By Richard Yablonsky | June 23, 2016

The globe that you may have at home presents the world as a perfectly smooth, spherical planet, which of course it isn't. In reality, Earth is an oblate spheroid, bulging out in the middle and flattening at the poles.  Further, our land masses aren't smooth; they are covered in mountains, hills, and valleys. But the sea? Surely, except for its waves, it is uniformly level?

In reality it isn't, as a couple of news articles that garnered a great deal of attention highlighted.

Early last year, BBC News Environment Correspondent Helen Briggs published a news article entitled "US sea level north of New York City 'jumped by 128mm'." The same day, University of Arizona Media Contact Mari N. Jensen issued a press release article entitled "Sea Level Spiked for Two Years Along NE North America." Both of these articles report on a Nature Communications article by Paul Goddard and his coauthors at the University of Arizona and NOAA's Geophysical Fluid Dynamics Laboratory.

The basic premise of the original journal article is that the sea level along the coast from New York City to Newfoundland rose by about 4–5 inches during the two-year period from 2009–2010 and then returned to more typical levels.

The main reasons for this unusual—and localized—sea level rise, Goddard and his co-authors argue, are a temporary downturn of the Atlantic Meridional Overturning Circulation (AMOC) and a negative North Atlantic Oscillation (NAO) index.

So how does a slowing of the AMOC increase sea levels on the northeastern coastlines of the U.S. and Canada?

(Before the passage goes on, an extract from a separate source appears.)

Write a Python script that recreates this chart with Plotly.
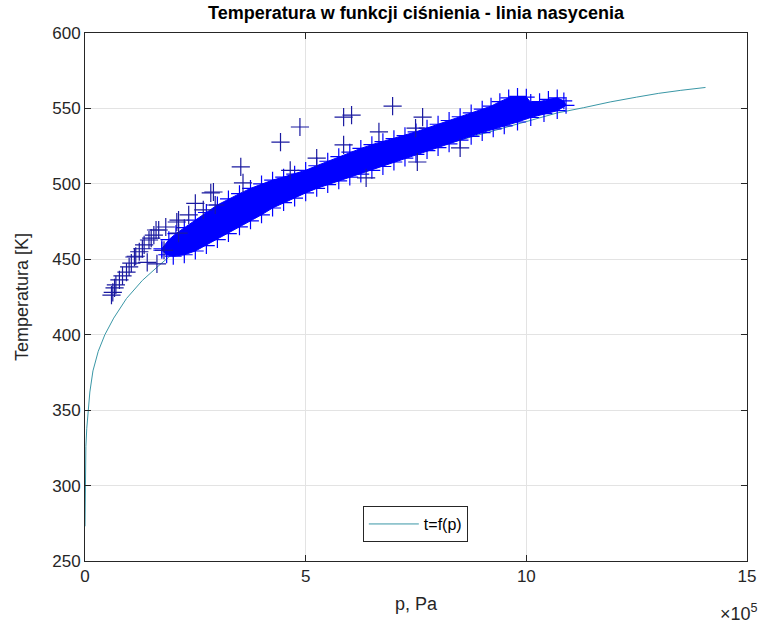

The part of the AMOC at the sea surface is the northeastward-flowing Gulf Stream and North Atlantic Current, a relatively thin "river" of water in perpetual motion.  That motion is associated with a sea level gradient, in which the sea level is lower on the left (northwest) side, toward the coastline, and higher on the right (southeast) side, further offshore. 

AIR staffer volunteer
A schematic diagram of the North Atlantic section of the AMOC, in which the northward-flowing Gulf Stream is the upper branch, and water cooled down in polar and sub-polar regions becomes denser and sinks down to form the southward-flowing part of the circulation. (Source: T. Ezer and L. Atkinson, Old Dominion University)

If the Earth were to suddenly stop spinning and the wind were to stop blowing (don't worry – it won't), then the sea level would flatten, causing a rise in the sea level toward the coastline and a drop well offshore.

But on our rotating earth, the sea level gradient across the Gulf Stream is closely associated with the speed of the Gulf Stream currents, locked in what scientists call geostrophic balance. Slowing the forward speed of the Gulf Stream has a similar effect to slowing the rotation rate of the Earth: partially flattening the sea level gradient across the Gulf Stream.

It was this temporary slowdown of the Gulf Stream (and all of the AMOC) from 2009 to 2010 that was a major contributor to the temporary sea level "jump" north of New York City.

It is important, however, to distinguish between a regional sea level rise that is balanced by a sea level drop elsewhere, as we have described here, and the global sea level rise of about 6–9 inches over the last 100 years caused primarily by melting ice sheets and thermal expansion due to global ocean warming. That is something else entirely.